Quote every line as written. Omit pictures.

◇ ◇ ◇ ◇ ◇ ◇ ◇

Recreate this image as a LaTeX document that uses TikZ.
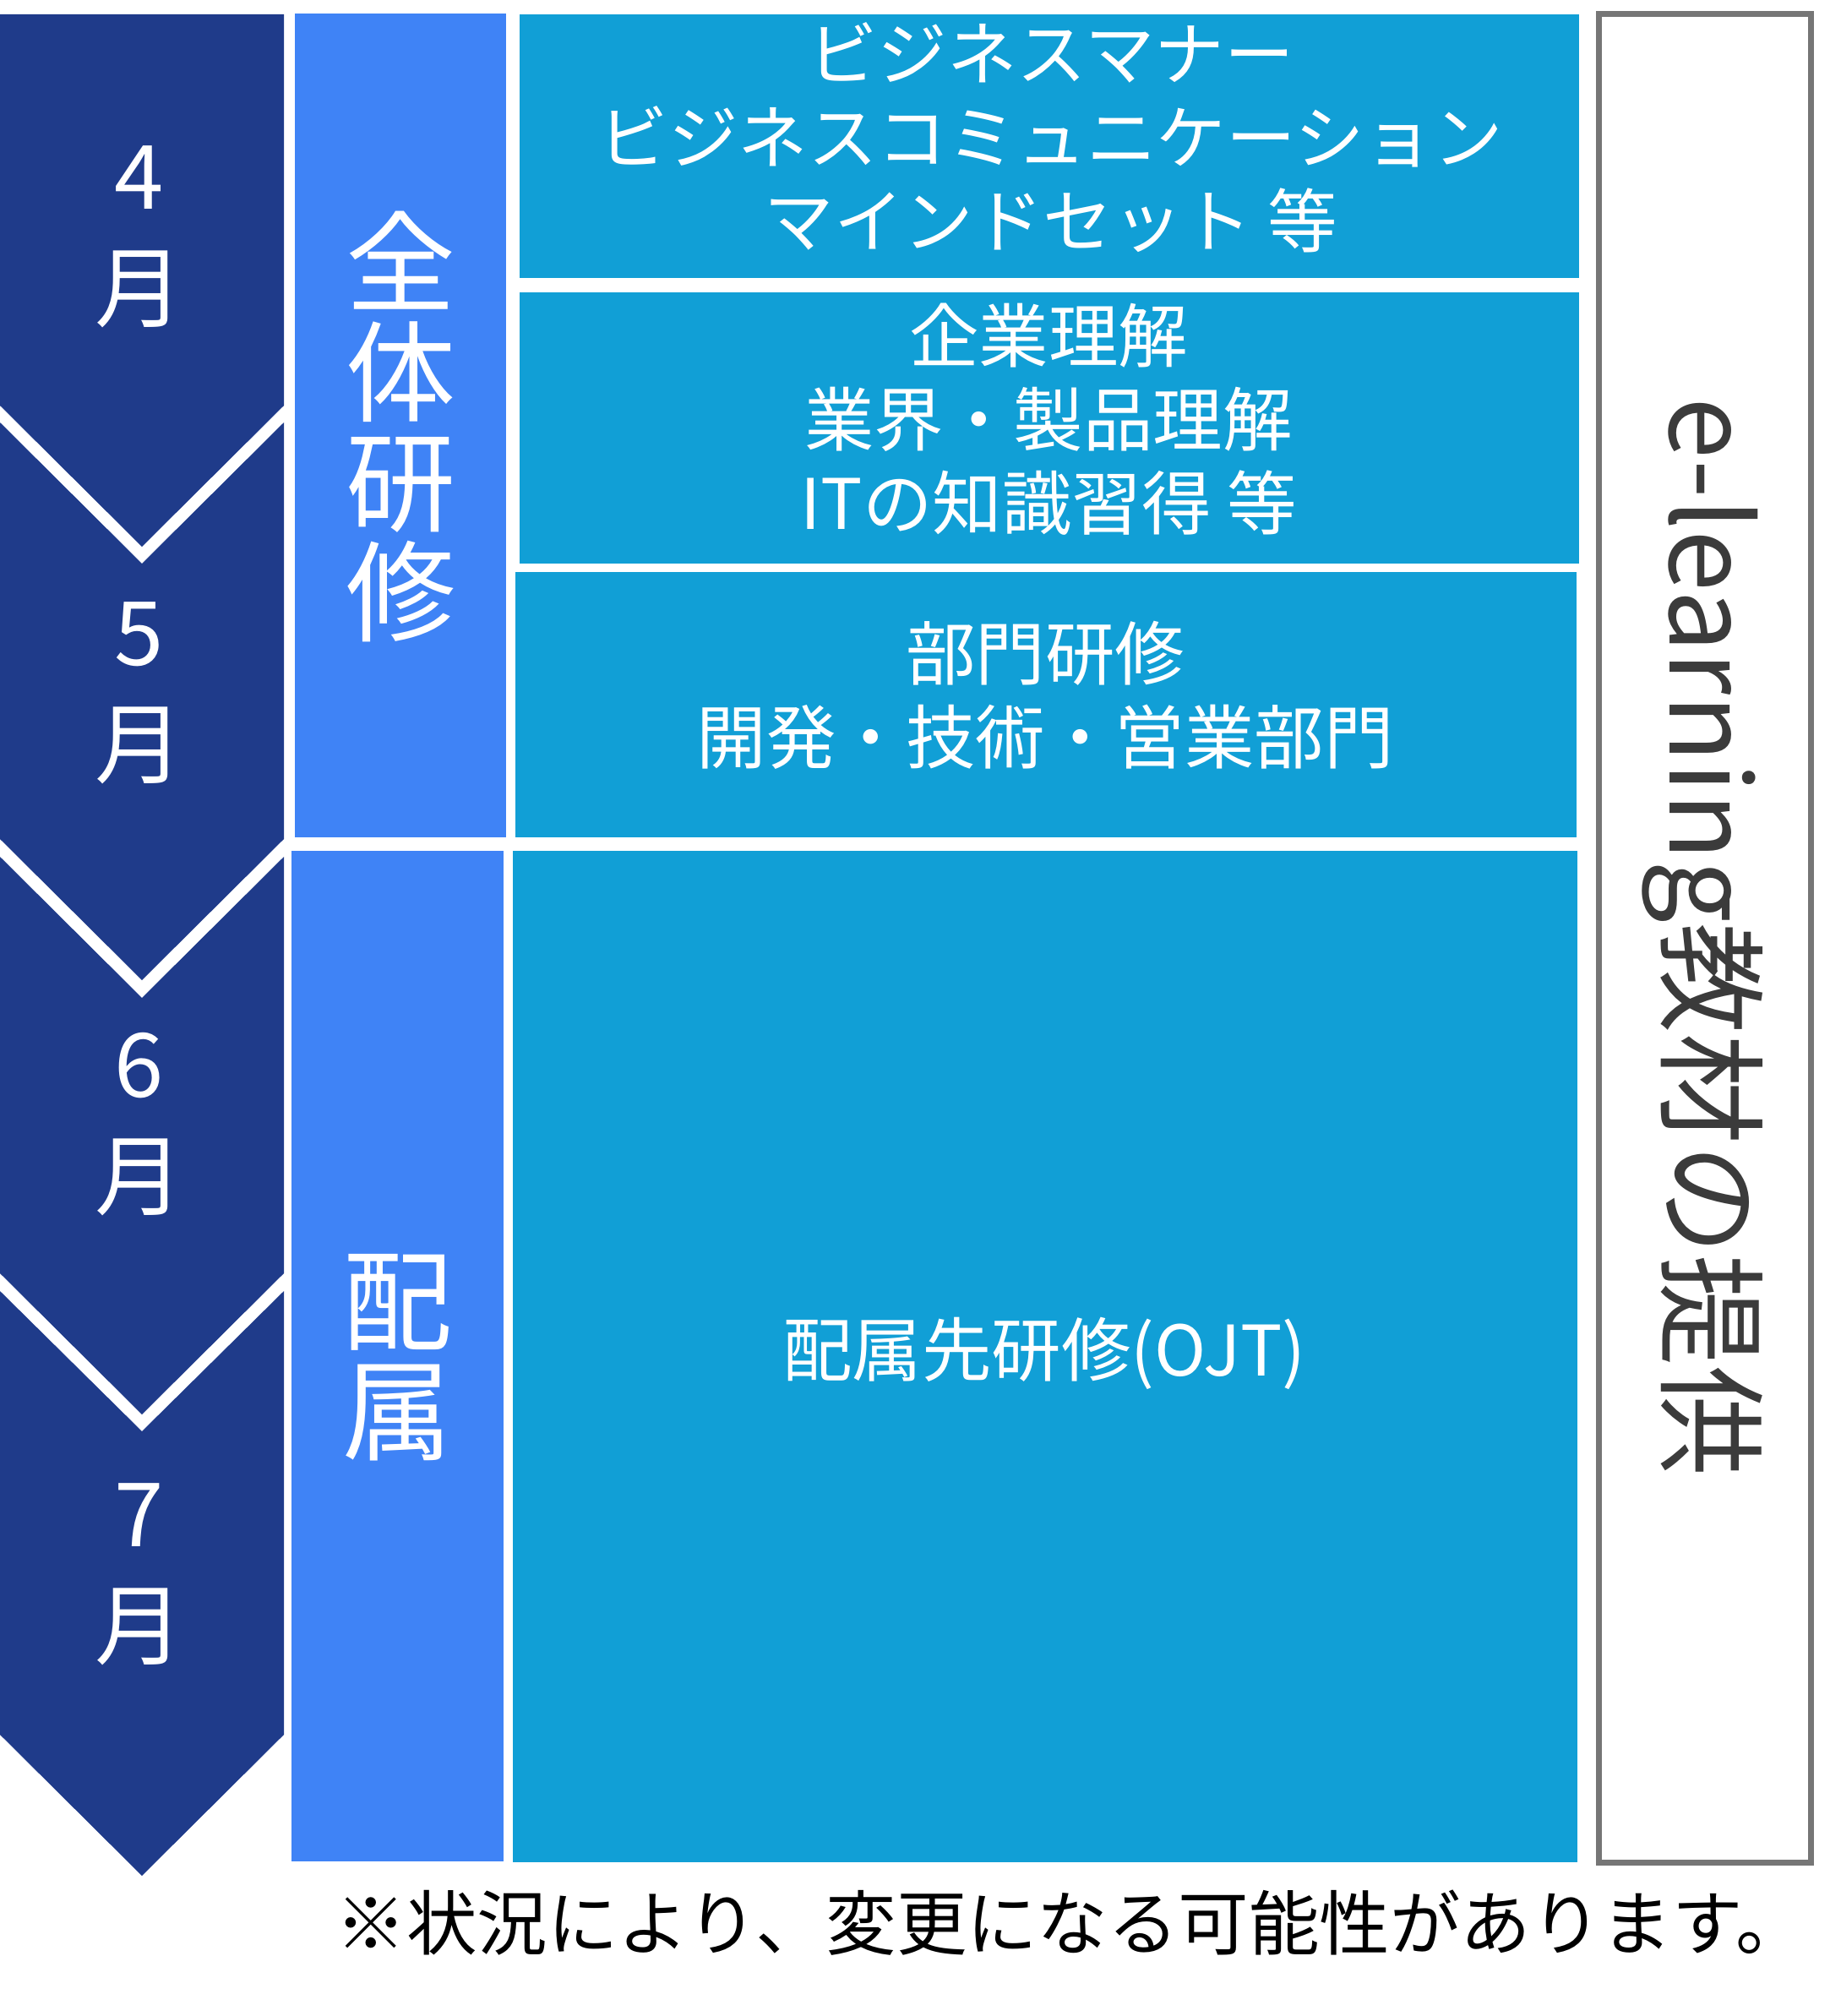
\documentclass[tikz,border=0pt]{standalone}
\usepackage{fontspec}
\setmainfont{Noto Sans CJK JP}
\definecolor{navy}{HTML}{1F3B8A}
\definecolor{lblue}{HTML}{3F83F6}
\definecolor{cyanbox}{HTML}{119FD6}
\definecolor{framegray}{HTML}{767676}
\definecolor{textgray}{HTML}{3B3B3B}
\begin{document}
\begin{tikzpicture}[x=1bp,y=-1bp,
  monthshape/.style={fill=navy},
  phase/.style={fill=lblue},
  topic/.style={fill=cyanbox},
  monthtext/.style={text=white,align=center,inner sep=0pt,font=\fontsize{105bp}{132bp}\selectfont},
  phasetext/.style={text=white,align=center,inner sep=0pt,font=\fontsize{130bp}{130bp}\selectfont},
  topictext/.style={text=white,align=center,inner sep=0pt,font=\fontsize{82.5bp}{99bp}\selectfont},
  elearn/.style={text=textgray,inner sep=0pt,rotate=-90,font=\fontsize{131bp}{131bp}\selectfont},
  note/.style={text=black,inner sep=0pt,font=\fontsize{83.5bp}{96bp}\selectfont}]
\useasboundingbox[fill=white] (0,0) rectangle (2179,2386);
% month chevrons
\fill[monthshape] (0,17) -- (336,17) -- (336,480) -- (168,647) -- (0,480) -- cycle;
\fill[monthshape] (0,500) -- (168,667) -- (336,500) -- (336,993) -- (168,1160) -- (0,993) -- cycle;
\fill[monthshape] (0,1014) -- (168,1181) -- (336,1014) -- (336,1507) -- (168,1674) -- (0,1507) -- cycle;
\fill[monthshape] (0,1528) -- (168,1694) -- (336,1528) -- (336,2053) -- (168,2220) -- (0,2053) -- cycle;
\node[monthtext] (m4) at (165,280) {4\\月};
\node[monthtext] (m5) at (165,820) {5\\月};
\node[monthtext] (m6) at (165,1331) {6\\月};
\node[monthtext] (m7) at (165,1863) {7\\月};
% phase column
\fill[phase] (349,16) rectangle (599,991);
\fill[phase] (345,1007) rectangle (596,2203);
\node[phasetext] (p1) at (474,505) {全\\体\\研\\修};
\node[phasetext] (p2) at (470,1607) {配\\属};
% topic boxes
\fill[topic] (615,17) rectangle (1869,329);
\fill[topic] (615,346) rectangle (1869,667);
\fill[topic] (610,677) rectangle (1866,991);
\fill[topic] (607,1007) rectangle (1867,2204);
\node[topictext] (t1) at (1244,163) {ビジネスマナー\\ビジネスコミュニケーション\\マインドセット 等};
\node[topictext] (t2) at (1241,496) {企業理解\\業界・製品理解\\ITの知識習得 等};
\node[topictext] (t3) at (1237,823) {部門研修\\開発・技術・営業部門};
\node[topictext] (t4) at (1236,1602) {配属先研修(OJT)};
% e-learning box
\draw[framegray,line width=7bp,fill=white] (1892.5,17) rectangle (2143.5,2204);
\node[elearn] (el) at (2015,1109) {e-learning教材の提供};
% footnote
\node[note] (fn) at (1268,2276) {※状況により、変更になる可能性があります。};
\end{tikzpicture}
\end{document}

◇ ◇ ◇ ◇ ◇ ◇ ◇

Correct output =>
Recreate this image as a LaTeX document that uses TikZ.
\documentclass[tikz,border=0pt]{standalone}
\usepackage{fontspec}
\setmainfont{Noto Sans CJK JP}
\definecolor{navy}{HTML}{1F3B8A}
\definecolor{lblue}{HTML}{3F83F6}
\definecolor{cyanbox}{HTML}{119FD6}
\definecolor{framegray}{HTML}{767676}
\definecolor{textgray}{HTML}{3B3B3B}
\begin{document}
\begin{tikzpicture}[x=1bp,y=-1bp,
  monthshape/.style={fill=navy},
  phase/.style={fill=lblue},
  topic/.style={fill=cyanbox},
  monthtext/.style={text=white,align=center,inner sep=0pt,font=\fontsize{105bp}{132bp}\selectfont},
  phasetext/.style={text=white,align=center,inner sep=0pt,font=\fontsize{130bp}{130bp}\selectfont},
  topictext/.style={text=white,align=center,inner sep=0pt,font=\fontsize{82.5bp}{99bp}\selectfont},
  elearn/.style={text=textgray,inner sep=0pt,rotate=-90,font=\fontsize{131bp}{131bp}\selectfont},
  note/.style={text=black,inner sep=0pt,font=\fontsize{83.5bp}{96bp}\selectfont}]
\useasboundingbox[fill=white] (0,0) rectangle (2179,2386);
% month chevrons
\fill[monthshape] (0,17) -- (336,17) -- (336,480) -- (168,647) -- (0,480) -- cycle;
\fill[monthshape] (0,500) -- (168,667) -- (336,500) -- (336,993) -- (168,1160) -- (0,993) -- cycle;
\fill[monthshape] (0,1014) -- (168,1181) -- (336,1014) -- (336,1507) -- (168,1674) -- (0,1507) -- cycle;
\fill[monthshape] (0,1528) -- (168,1694) -- (336,1528) -- (336,2053) -- (168,2220) -- (0,2053) -- cycle;
\node[monthtext] (m4) at (165,280) {4\\月};
\node[monthtext] (m5) at (165,820) {5\\月};
\node[monthtext] (m6) at (165,1331) {6\\月};
\node[monthtext] (m7) at (165,1863) {7\\月};
% phase column
\fill[phase] (349,16) rectangle (599,991);
\fill[phase] (345,1007) rectangle (596,2203);
\node[phasetext] (p1) at (474,505) {全\\体\\研\\修};
\node[phasetext] (p2) at (470,1607) {配\\属};
% topic boxes
\fill[topic] (615,17) rectangle (1869,329);
\fill[topic] (615,346) rectangle (1869,667);
\fill[topic] (610,677) rectangle (1866,991);
\fill[topic] (607,1007) rectangle (1867,2204);
\node[topictext] (t1) at (1244,163) {ビジネスマナー\\ビジネスコミュニケーション\\マインドセット 等};
\node[topictext] (t2) at (1241,496) {企業理解\\業界・製品理解\\ITの知識習得 等};
\node[topictext] (t3) at (1237,823) {部門研修\\開発・技術・営業部門};
\node[topictext] (t4) at (1236,1602) {配属先研修(OJT)};
% e-learning box
\draw[framegray,line width=7bp,fill=white] (1892.5,17) rectangle (2143.5,2204);
\node[elearn] (el) at (2015,1109) {e-learning教材の提供};
% footnote
\node[note] (fn) at (1268,2276) {※状況により、変更になる可能性があります。};
\end{tikzpicture}
\end{document}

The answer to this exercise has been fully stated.